"I found myself only an hour from Dublin. I was driving down from Cavan, through Navan, and south along the new bridge over the Boyne. Down the road lies Dalgan Park, home to the Columban Fathers. In what seems another life now in the late 1950s and early 1960s, I had spent over four years there as a student. Finding that, vocationally, I did not have the necessary staying power, I left to lead the life I have led since."
So says Declan Hassett, whose book, All Our Yesterdays, will be published by Mercier Press in Cork on October 19th. Hassett, former editor of the Evening Echo in Cork, has no regrets.
"Though I had never actually gone back to Dalgan, in all those years I had never lost the gra for the place and I always savoured the fine memories which it held for me . . . Dalgan, the building, has not changed at all.
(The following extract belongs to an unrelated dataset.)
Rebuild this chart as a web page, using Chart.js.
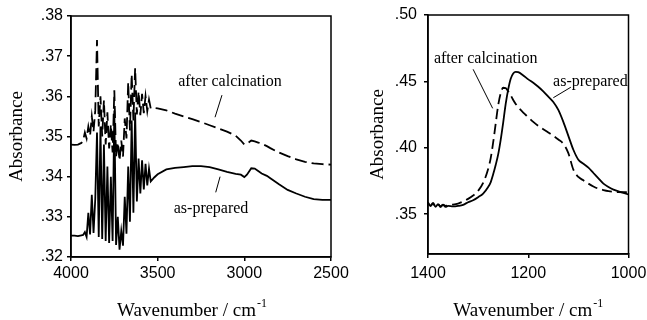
<!DOCTYPE html>
<html>
<head>
<meta charset="utf-8">
<script src="https://cdn.jsdelivr.net/npm/chart.js@4.4.1/dist/chart.umd.min.js"></script>
<style>
  html, body { margin: 0; padding: 0; background: #fff; }
  #wrap { position: relative; width: 647px; height: 320px; overflow: hidden; }
  #chartL { position: absolute; left: 0; top: 0; }
  #chartR { position: absolute; left: 340px; top: 0; }
</style>
</head>
<body>
<div id="wrap">
  <canvas id="chartL" width="370" height="320"></canvas>
  <canvas id="chartR" width="307" height="320"></canvas>
</div>
<script>
// left panel: O-H / C-H region
var leftWn = [4000, 3980, 3960, 3940,
  3930, 3920, 3910, 3900, 3890, 3880, 3870, 3860, 3850, 3840,
  3830, 3820, 3810, 3800, 3790, 3780, 3770, 3760, 3750, 3740,
  3730, 3720, 3710, 3700, 3690, 3680, 3670, 3660, 3650, 3640,
  3630, 3620, 3610, 3600, 3590, 3580, 3570, 3560, 3550, 3540,
  3520, 3500, 3450, 3400, 3350, 3300, 3250, 3200, 3150, 3100,
  3050, 3020, 3000, 2985, 2960, 2940, 2920, 2900, 2870, 2850,
  2800, 2750, 2700, 2650, 2600, 2550, 2500];
var leftCalc = [0.3480, 0.3479, 0.3480, 0.3484,
  0.3490, 0.3510, 0.3495, 0.3525, 0.3502, 0.3550, 0.3512, 0.3565, 0.3740, 0.3525,
  0.3600, 0.3500, 0.3590, 0.3480, 0.3560, 0.3470, 0.3530, 0.3460, 0.3615, 0.3450,
  0.3485, 0.3440, 0.3490, 0.3450, 0.3545, 0.3495, 0.3635, 0.3515, 0.3655, 0.3540,
  0.3670, 0.3555, 0.3612, 0.3553, 0.3606, 0.3558, 0.3601, 0.3563, 0.3592, 0.3570,
  0.3571, 0.3570, 0.3565, 0.3557, 0.3550, 0.3543, 0.3536, 0.3528, 0.3520, 0.3512,
  0.3502, 0.3490, 0.3480, 0.3482, 0.3490, 0.3488, 0.3485, 0.3482, 0.3476, 0.3471,
  0.3460, 0.3451, 0.3443, 0.3437, 0.3433, 0.3431, 0.3430];
var leftPrep = [0.3253, 0.3253, 0.3252, 0.3254,
  0.3255, 0.3262, 0.3250, 0.3310, 0.3256, 0.3355, 0.3260, 0.3345, 0.3510, 0.3250,
  0.3525, 0.3245, 0.3480, 0.3240, 0.3425, 0.3235, 0.3400, 0.3240, 0.3565, 0.3230,
  0.3300, 0.3218, 0.3265, 0.3228, 0.3350, 0.3258, 0.3425, 0.3288, 0.3540, 0.3310,
  0.3560, 0.3338, 0.3445, 0.3358, 0.3441, 0.3368, 0.3432, 0.3378, 0.3420, 0.3388,
  0.3398, 0.3406, 0.3418, 0.3422, 0.3424, 0.3426, 0.3426, 0.3424, 0.3418, 0.3412,
  0.3407, 0.3405, 0.3399, 0.3405, 0.3421, 0.3420, 0.3414, 0.3408, 0.3402, 0.3396,
  0.3381, 0.3367, 0.3358, 0.3350, 0.3344, 0.3342, 0.3342];
var leftXTicks = [4000, 3500, 3000, 2500];
var leftYTicks = [0.32, 0.33, 0.34, 0.35, 0.36, 0.37, 0.38];

// right panel: framework region
var rightWn = [1400, 1395, 1390, 1385, 1380, 1375, 1370, 1365, 1360, 1350,
  1340, 1330, 1320, 1310, 1300, 1290, 1280, 1275, 1270, 1265,
  1260, 1255, 1250, 1245, 1240, 1235, 1230, 1225, 1220, 1210,
  1200, 1190, 1180, 1170, 1160, 1150, 1140, 1130, 1120, 1110,
  1100, 1090, 1080, 1070, 1060, 1050, 1040, 1030, 1020, 1010, 1000];
var rightCalc = [0.3580, 0.3565, 0.3585, 0.3560, 0.3575, 0.3560, 0.3572, 0.3562, 0.3568, 0.3572,
  0.3580, 0.3595, 0.3615, 0.3640, 0.3675, 0.3735, 0.3840, 0.3920, 0.4040, 0.4180,
  0.4320, 0.4410, 0.4452, 0.4450, 0.4425, 0.4395, 0.4360, 0.4330, 0.4305, 0.4265,
  0.4230, 0.4195, 0.4165, 0.4140, 0.4115, 0.4090, 0.4062, 0.4030, 0.3960, 0.3835,
  0.3780, 0.3755, 0.3730, 0.3708, 0.3692, 0.3682, 0.3674, 0.3669, 0.3666, 0.3665, 0.3665];
var rightPrep = [0.3590, 0.3560, 0.3580, 0.3555, 0.3575, 0.3553, 0.3570, 0.3555, 0.3562, 0.3558,
  0.3562, 0.3570, 0.3590, 0.3605, 0.3628, 0.3655, 0.3705, 0.3740, 0.3800, 0.3870,
  0.3950, 0.4060, 0.4190, 0.4330, 0.4440, 0.4520, 0.4560, 0.4572, 0.4570, 0.4545,
  0.4515, 0.4490, 0.4460, 0.4425, 0.4385, 0.4345, 0.4285, 0.4195, 0.4090, 0.3985,
  0.3910, 0.3880, 0.3850, 0.3810, 0.3770, 0.3730, 0.3705, 0.3685, 0.3672, 0.3660, 0.3648];
var rightXTicks = [1400, 1200, 1000];
var rightYTicks = [0.35, 0.40, 0.45, 0.50];

function pts(xs, ys) {
  return xs.map(function (x, i) { return { x: x, y: ys[i] }; });
}

// frame, curve labels and axis titles
var deco = {
  id: "deco",
  afterDraw: function (chart, args, o) {
    var ctx = chart.ctx, a = chart.chartArea;
    var sx = chart.scales.x, sy = chart.scales.y;
    ctx.save();
    ctx.strokeStyle = "#000";
    ctx.lineWidth = 1.5;
    ctx.strokeRect(a.left, a.top, a.right - a.left, a.bottom - a.top);

    ctx.fillStyle = "#000";
    ctx.font = '16px "Liberation Serif"';
    ctx.textAlign = "center";
    ctx.textBaseline = "middle";
    ctx.lineWidth = 1;
    o.notes.forEach(function (n) {
      ctx.fillText(n.text, sx.getPixelForValue(n.at[0]), sy.getPixelForValue(n.at[1]));
      ctx.beginPath();
      ctx.moveTo(sx.getPixelForValue(n.from[0]), sy.getPixelForValue(n.from[1]));
      ctx.lineTo(sx.getPixelForValue(n.to[0]), sy.getPixelForValue(n.to[1]));
      ctx.stroke();
    });

    ctx.font = '19px "Liberation Serif"';
    ctx.save();
    ctx.translate(o.yTitleX, (a.top + a.bottom) / 2);
    ctx.rotate(-Math.PI / 2);
    ctx.fillText("Absorbance", 0, 0);
    ctx.restore();

    var main = "Wavenumber / cm", sup = "-1";
    ctx.textAlign = "left";
    ctx.textBaseline = "alphabetic";
    ctx.font = '19px "Liberation Serif"';
    var w1 = ctx.measureText(main).width;
    ctx.font = '12px "Liberation Serif"';
    var w2 = ctx.measureText(sup).width;
    var x0 = (a.left + a.right) / 2 + o.xTitleDx - (w1 + w2 + 1) / 2;
    ctx.font = '19px "Liberation Serif"';
    ctx.fillText(main, x0, o.xTitleY);
    ctx.font = '12px "Liberation Serif"';
    ctx.fillText(sup, x0 + w1 + 1, o.xTitleY - 9);
    ctx.restore();
  }
};

function fmtAbs(v) {
  return v.toFixed(2).replace(/^0/, "");
}

function makeChart(id, p) {
  var ctx = document.getElementById(id).getContext("2d");
  return new Chart(ctx, {
    type: "line",
    data: {
      datasets: [
        {
          label: "after calcination",
          data: pts(p.wn, p.calc),
          borderColor: "#000",
          borderWidth: p.lw,
          borderDash: p.dash,
          pointRadius: 0,
          fill: false,
          tension: 0,
          cubicInterpolationMode: p.smooth ? "monotone" : "default"
        },
        {
          label: "as-prepared",
          data: pts(p.wn, p.prep),
          borderColor: "#000",
          borderWidth: p.lw,
          pointRadius: 0,
          fill: false,
          tension: 0,
          cubicInterpolationMode: p.smooth ? "monotone" : "default"
        }
      ]
    },
    options: {
      responsive: false,
      animation: false,
      layout: { padding: p.pad },
      plugins: {
        legend: { display: false },
        tooltip: { enabled: false },
        deco: p.deco
      },
      scales: {
        x: {
          type: "linear",
          reverse: true,
          min: p.xMin,
          max: p.xMax,
          afterBuildTicks: function (s) { s.ticks = p.xTicks.map(function (v) { return { value: v }; }); },
          afterFit: function (s) { s.height = p.xH; s.paddingLeft = 0; s.paddingRight = 0; },
          ticks: {
            color: "#000",
            maxRotation: 0,
            padding: p.xPad,
            font: { family: "Liberation Sans", size: 16 },
            callback: function (v) { return String(v); }
          },
          grid: { drawOnChartArea: false, drawTicks: true, tickLength: 4, color: "#000", lineWidth: 1.5 },
          border: { display: true, color: "#000", width: 1.5 }
        },
        y: {
          type: "linear",
          min: p.yMin,
          max: p.yMax,
          afterBuildTicks: function (s) { s.ticks = p.yTicks.map(function (v) { return { value: v }; }); },
          afterFit: function (s) { s.width = p.yW; s.paddingTop = 0; s.paddingBottom = 0; },
          ticks: {
            color: "#000",
            padding: p.yPad,
            font: { family: "Liberation Sans", size: 16 },
            callback: function (v) { return fmtAbs(v); }
          },
          grid: { drawOnChartArea: false, drawTicks: true, tickLength: 4, color: "#000", lineWidth: 1.5 },
          border: { display: true, color: "#000", width: 1.5 }
        }
      }
    },
    plugins: [deco]
  });
}

makeChart("chartL", {
  wn: leftWn, calc: leftCalc, prep: leftPrep,
  xMin: 2500, xMax: 4000, yMin: 0.32, yMax: 0.38,
  xTicks: leftXTicks, yTicks: leftYTicks,
  dash: [12, 5], smooth: false, lw: 1.8,
  pad: { top: 16, right: 39, bottom: 0, left: 0 },
  xH: 63, yW: 71, xPad: 3, yPad: 4,
  deco: {
    yTitleX: 17, xTitleY: 316, xTitleDx: -9,
    notes: [
      { text: "after calcination", at: [3083, 0.3635], from: [3129, 0.3603], to: [3169, 0.3548] },
      { text: "as-prepared", at: [3192, 0.3320], from: [3140, 0.3400], to: [3165, 0.3361] }
    ]
  }
});

makeChart("chartR", {
  wn: rightWn, calc: rightCalc, prep: rightPrep,
  xMin: 1000, xMax: 1400, yMin: 0.32, yMax: 0.50,
  xTicks: rightXTicks, yTicks: rightYTicks,
  dash: [10, 5], smooth: true, lw: 1.8,
  pad: { top: 15, right: 18.5, bottom: 0, left: 0 },
  xH: 66, yW: 88, xPad: 6, yPad: 7,
  deco: {
    yTitleX: 38, xTitleY: 316, xTitleDx: 0,
    notes: [
      { text: "after calcination", at: [1285, 0.4667], from: [1310, 0.4591], to: [1271, 0.4297] },
      { text: "as-prepared", at: [1076, 0.4498], from: [1115, 0.4456], to: [1150, 0.4377] }
    ]
  }
});
</script>
</body>
</html>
The rich wooden-floored corridors leading to the twin doors of the seminary chapel are still spotless and shining with that comforting smell of polish . . . I have never regretted the going to - or the leaving of - Dalgan.
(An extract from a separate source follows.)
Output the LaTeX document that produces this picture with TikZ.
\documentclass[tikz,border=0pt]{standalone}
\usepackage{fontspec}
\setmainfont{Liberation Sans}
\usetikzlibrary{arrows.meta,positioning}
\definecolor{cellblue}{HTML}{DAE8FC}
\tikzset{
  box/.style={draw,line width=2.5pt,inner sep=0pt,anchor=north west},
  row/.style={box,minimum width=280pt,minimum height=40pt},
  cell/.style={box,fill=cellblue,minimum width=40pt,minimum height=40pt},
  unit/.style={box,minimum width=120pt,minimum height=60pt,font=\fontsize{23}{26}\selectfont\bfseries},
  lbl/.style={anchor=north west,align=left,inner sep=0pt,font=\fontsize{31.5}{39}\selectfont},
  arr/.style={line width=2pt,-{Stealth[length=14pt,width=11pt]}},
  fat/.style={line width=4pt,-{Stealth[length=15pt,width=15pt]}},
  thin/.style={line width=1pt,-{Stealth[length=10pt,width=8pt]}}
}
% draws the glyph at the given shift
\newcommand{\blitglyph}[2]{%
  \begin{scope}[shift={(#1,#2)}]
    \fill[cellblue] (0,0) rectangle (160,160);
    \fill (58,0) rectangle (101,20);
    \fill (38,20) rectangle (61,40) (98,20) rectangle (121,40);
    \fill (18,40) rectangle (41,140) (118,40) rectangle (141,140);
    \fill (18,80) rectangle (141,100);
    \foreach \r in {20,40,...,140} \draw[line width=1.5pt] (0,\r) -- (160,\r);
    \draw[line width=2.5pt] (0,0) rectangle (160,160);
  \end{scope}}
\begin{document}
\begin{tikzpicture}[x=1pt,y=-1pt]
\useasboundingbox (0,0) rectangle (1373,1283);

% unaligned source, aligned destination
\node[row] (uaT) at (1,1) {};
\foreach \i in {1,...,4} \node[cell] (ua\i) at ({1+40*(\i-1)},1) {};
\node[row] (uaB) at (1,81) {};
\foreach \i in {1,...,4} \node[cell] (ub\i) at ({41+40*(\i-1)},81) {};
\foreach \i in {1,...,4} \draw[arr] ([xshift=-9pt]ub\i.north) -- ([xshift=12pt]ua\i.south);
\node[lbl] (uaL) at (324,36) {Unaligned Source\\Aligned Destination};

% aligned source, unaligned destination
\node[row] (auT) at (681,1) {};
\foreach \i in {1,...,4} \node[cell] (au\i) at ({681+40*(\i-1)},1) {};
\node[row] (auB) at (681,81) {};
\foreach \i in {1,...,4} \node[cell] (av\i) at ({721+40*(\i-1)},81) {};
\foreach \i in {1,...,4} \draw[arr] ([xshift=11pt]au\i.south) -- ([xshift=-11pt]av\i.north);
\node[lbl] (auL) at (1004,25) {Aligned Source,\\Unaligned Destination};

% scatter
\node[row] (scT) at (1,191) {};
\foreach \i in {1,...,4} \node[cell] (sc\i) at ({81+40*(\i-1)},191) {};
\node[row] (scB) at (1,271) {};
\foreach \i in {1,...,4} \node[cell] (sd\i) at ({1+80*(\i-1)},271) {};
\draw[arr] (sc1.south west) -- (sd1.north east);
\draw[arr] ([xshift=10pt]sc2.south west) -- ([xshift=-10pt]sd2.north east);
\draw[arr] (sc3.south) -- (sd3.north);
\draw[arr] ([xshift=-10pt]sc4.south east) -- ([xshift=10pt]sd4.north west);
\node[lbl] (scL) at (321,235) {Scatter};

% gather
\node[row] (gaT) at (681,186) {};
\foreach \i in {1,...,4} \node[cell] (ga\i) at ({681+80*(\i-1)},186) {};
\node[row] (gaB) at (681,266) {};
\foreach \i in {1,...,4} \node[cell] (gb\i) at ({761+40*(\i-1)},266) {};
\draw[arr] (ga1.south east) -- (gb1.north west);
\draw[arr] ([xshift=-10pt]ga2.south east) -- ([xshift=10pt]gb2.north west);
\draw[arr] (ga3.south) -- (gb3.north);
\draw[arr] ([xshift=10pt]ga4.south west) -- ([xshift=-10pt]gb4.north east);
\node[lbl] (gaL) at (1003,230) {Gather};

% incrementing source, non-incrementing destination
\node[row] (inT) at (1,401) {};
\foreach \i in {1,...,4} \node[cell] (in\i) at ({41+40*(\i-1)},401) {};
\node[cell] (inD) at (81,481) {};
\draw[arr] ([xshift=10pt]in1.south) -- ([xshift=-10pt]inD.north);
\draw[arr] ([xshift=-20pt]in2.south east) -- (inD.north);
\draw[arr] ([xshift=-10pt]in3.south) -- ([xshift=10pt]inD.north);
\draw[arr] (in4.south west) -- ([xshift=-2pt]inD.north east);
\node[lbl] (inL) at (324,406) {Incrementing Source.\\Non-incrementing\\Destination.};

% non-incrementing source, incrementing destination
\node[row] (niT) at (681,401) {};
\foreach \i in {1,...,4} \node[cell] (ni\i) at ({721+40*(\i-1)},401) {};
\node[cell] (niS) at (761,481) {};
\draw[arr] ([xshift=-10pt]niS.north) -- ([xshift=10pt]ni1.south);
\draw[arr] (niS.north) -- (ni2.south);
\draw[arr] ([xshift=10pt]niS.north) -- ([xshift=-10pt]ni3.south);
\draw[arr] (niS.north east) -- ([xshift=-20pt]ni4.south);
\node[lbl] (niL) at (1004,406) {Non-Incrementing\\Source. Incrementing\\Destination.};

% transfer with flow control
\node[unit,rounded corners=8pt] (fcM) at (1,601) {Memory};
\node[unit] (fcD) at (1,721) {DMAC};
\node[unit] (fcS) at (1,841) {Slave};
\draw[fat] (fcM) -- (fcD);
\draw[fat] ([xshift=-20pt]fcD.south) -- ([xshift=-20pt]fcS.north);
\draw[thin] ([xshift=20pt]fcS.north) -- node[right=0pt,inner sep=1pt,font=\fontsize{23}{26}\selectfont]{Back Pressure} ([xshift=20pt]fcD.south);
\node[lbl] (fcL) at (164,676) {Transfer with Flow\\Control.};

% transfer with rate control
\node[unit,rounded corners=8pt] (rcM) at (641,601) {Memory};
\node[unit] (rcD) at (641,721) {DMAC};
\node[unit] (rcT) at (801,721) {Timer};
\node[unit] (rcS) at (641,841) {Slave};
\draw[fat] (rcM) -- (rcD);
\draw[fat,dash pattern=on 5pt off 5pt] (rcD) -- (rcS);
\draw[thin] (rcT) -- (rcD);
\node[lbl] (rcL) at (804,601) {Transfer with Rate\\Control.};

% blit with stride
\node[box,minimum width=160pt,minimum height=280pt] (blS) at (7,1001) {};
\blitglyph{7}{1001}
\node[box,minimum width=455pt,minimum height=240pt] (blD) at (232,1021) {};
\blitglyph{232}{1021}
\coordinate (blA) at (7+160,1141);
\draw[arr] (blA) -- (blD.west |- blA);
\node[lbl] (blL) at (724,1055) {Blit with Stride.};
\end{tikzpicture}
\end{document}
"Looking back now, my return to civilian life must have been a real disappointment to my father. My mother said, even before I went there, that I'd never survive without the company of girls. She was right. Dad never once made me feel that I had in some way let him down, dashing his hopes of having a priest in the family. His only concern was that I would be happy in whatever I did. He met me at the station platform. It was good to be home."
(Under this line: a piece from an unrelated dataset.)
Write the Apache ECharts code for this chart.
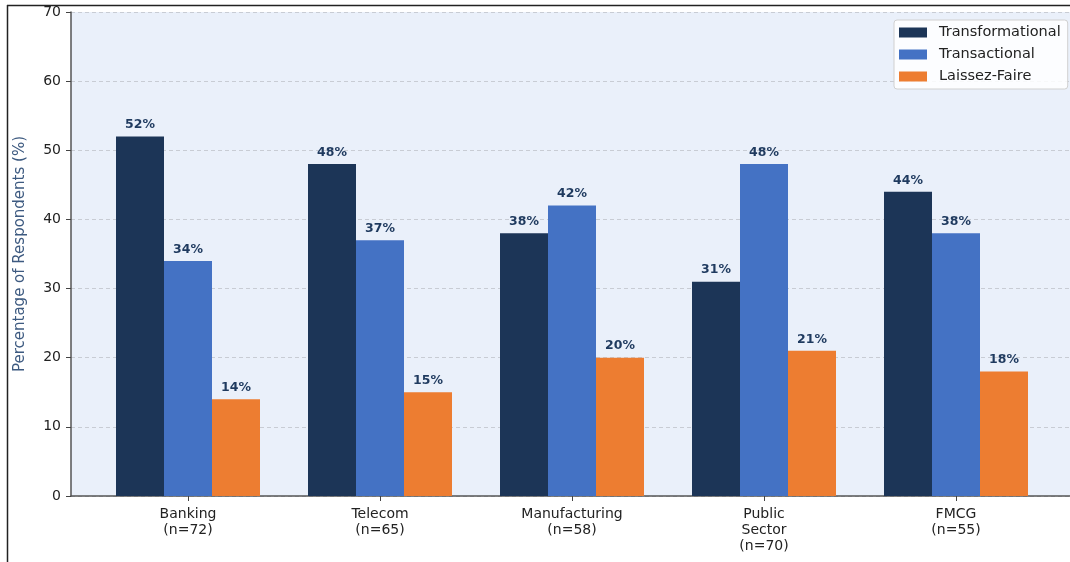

No doubt this book, which contains many reminiscences, will particularly strike a chord with those who also passed through the portals of religious life, only to pass out when they realised it wasn't for them.
It will be distributed through Easons, which has already put it on its Diamond Collection List.
In a down-home style, Hassett writes about growing up in Cork, what it was like to be a child of the Fifties in the city, and how things have changed since.